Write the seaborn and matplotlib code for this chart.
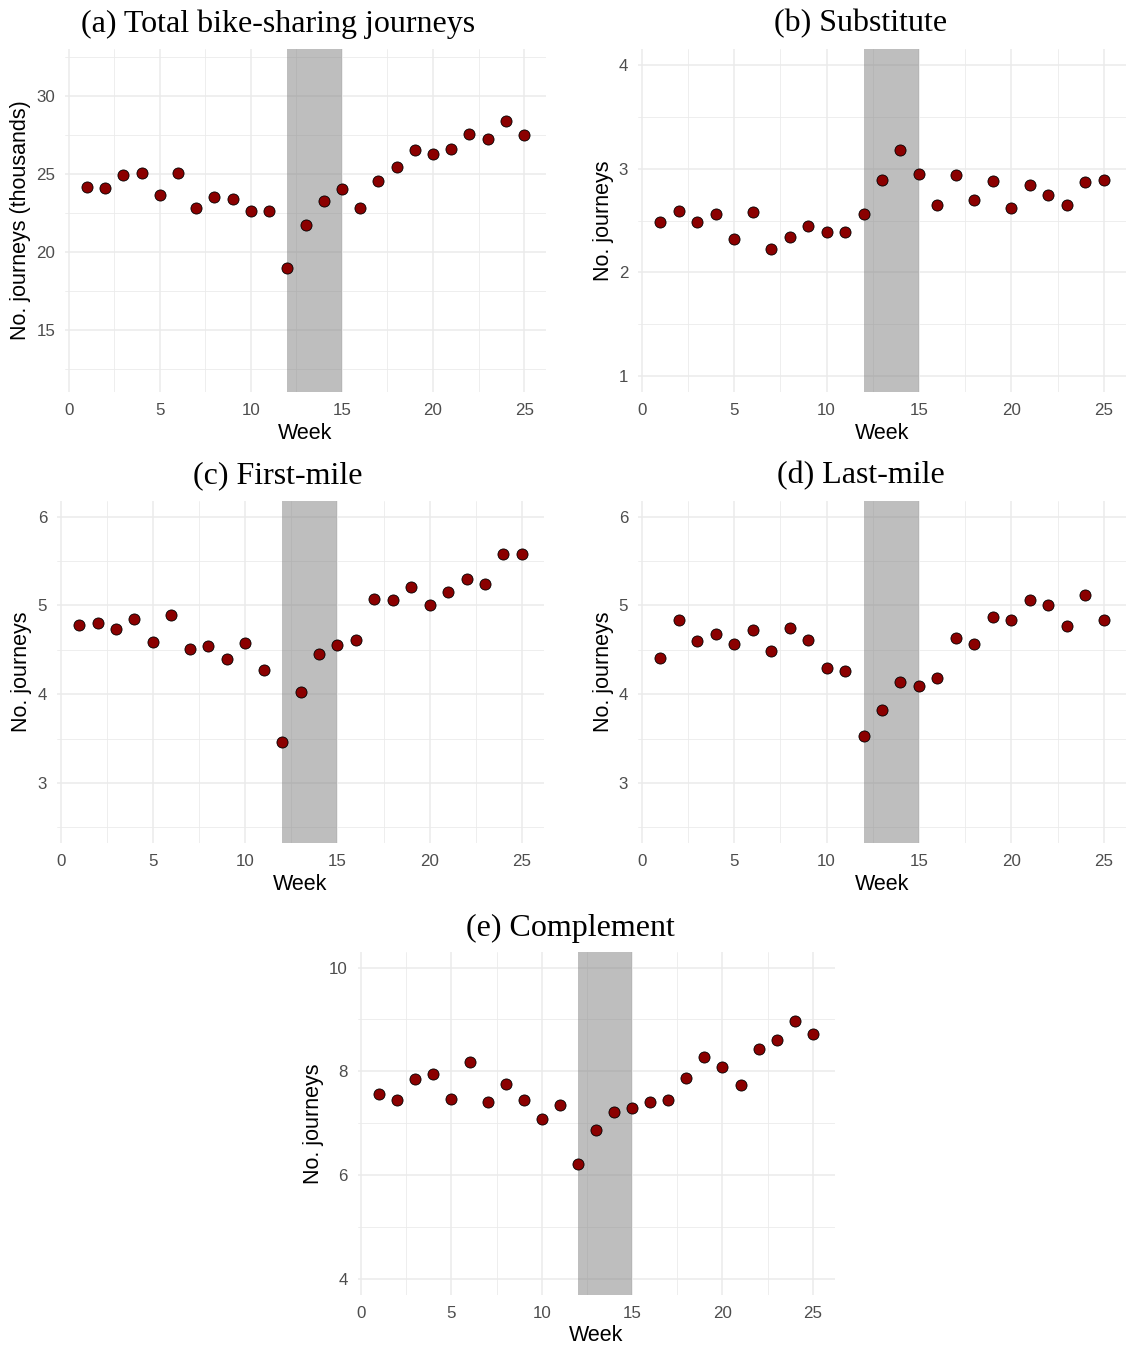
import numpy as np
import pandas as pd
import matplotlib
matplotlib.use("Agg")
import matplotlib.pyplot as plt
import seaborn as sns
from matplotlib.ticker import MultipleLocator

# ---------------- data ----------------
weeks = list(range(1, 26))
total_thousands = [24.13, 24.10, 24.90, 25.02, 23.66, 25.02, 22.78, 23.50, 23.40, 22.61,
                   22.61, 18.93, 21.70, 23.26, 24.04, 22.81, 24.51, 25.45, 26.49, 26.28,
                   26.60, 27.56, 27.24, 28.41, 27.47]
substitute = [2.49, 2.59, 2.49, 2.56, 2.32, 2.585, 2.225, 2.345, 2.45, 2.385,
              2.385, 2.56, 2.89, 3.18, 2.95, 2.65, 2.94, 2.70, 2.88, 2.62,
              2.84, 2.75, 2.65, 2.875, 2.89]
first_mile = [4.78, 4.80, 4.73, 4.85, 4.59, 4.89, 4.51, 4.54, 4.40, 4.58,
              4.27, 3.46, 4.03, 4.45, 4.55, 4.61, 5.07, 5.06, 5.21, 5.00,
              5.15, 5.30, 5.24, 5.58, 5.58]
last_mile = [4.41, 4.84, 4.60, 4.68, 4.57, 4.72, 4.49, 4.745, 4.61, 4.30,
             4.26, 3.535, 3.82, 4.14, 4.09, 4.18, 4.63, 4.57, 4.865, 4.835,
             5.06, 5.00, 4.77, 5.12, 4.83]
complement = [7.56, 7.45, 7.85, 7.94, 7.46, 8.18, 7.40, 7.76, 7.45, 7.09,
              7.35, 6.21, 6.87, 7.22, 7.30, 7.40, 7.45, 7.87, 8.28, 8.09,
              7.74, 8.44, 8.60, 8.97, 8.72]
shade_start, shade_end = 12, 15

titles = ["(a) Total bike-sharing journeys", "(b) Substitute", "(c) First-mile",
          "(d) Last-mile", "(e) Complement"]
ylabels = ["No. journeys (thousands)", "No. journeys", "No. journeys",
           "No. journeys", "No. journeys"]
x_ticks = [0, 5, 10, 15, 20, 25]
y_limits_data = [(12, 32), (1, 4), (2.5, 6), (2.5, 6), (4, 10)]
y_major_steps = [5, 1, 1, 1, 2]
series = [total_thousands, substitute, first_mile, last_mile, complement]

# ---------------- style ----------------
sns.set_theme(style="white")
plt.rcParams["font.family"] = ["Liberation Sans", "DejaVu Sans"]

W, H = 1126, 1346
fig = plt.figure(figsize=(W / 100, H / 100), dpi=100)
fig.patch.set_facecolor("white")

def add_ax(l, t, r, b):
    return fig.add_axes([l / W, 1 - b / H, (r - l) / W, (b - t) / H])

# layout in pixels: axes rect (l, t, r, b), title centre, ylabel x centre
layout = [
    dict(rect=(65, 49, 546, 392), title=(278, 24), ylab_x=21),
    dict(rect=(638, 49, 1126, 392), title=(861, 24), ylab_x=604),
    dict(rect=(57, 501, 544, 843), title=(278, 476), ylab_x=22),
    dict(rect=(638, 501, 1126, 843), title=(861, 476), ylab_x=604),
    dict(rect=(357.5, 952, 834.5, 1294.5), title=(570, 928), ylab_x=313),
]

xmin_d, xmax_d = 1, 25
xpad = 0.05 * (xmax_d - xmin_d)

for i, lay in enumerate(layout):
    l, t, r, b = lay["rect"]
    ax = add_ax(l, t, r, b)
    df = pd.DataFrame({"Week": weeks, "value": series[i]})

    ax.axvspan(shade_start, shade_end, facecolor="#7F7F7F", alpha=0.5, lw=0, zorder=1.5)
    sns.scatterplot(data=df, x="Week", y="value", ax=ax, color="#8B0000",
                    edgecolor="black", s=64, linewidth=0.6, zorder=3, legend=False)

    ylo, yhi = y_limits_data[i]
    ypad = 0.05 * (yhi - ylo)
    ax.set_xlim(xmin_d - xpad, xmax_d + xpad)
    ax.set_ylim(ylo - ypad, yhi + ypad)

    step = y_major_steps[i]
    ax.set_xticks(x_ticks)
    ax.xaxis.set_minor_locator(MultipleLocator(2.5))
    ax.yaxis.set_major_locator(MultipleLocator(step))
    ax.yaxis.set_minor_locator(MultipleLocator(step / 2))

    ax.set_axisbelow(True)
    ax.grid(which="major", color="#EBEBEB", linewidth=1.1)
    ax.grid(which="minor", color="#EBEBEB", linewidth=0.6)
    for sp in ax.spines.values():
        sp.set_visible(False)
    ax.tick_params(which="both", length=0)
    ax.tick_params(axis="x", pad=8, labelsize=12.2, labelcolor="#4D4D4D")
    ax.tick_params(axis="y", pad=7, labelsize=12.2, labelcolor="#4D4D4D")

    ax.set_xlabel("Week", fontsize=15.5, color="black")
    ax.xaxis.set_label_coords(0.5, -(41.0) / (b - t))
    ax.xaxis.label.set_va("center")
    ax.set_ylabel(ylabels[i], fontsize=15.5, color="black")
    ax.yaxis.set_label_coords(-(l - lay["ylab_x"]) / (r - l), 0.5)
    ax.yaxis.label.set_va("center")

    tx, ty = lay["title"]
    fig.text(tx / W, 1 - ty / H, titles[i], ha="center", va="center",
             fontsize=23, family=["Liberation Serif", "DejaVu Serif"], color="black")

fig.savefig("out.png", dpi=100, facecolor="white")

□ □ □ □ □ □ □

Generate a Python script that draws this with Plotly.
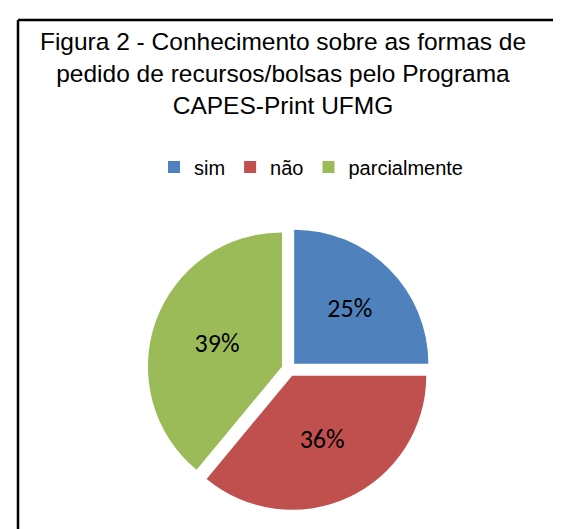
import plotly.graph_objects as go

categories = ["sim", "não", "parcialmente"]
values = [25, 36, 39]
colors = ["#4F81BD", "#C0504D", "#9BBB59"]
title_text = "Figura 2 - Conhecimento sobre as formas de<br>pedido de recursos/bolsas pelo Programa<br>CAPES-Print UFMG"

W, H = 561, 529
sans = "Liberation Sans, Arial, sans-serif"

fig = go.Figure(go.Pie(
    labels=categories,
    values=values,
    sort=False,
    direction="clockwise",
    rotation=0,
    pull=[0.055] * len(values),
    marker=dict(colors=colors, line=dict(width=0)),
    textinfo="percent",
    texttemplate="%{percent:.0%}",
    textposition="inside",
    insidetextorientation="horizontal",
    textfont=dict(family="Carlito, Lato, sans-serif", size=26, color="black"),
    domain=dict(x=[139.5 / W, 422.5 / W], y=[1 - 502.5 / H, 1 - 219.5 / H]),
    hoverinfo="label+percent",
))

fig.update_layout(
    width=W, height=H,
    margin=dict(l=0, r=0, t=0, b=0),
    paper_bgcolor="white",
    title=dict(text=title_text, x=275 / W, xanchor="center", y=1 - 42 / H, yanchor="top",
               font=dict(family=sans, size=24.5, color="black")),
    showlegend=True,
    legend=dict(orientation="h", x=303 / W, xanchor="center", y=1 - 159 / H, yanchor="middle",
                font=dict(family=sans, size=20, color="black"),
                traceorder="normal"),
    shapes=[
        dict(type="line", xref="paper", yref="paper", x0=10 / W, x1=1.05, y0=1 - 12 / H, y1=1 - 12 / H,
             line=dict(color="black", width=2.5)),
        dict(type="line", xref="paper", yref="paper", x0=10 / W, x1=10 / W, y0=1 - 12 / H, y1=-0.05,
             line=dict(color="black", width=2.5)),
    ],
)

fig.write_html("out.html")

□ □ □ □ □ □ □

◆ Goal of the exercise
Among the records above, locate the line containing "Write the seaborn" and the line containing "from matplotlib.ticker import MultipleLocator", then transcribe exactly the lines starting at the first and ending at the second, with no pictures.

◆ Full answer
Write the seaborn and matplotlib code for this chart.
import numpy as np
import pandas as pd
import matplotlib
matplotlib.use("Agg")
import matplotlib.pyplot as plt
import seaborn as sns
from matplotlib.ticker import MultipleLocator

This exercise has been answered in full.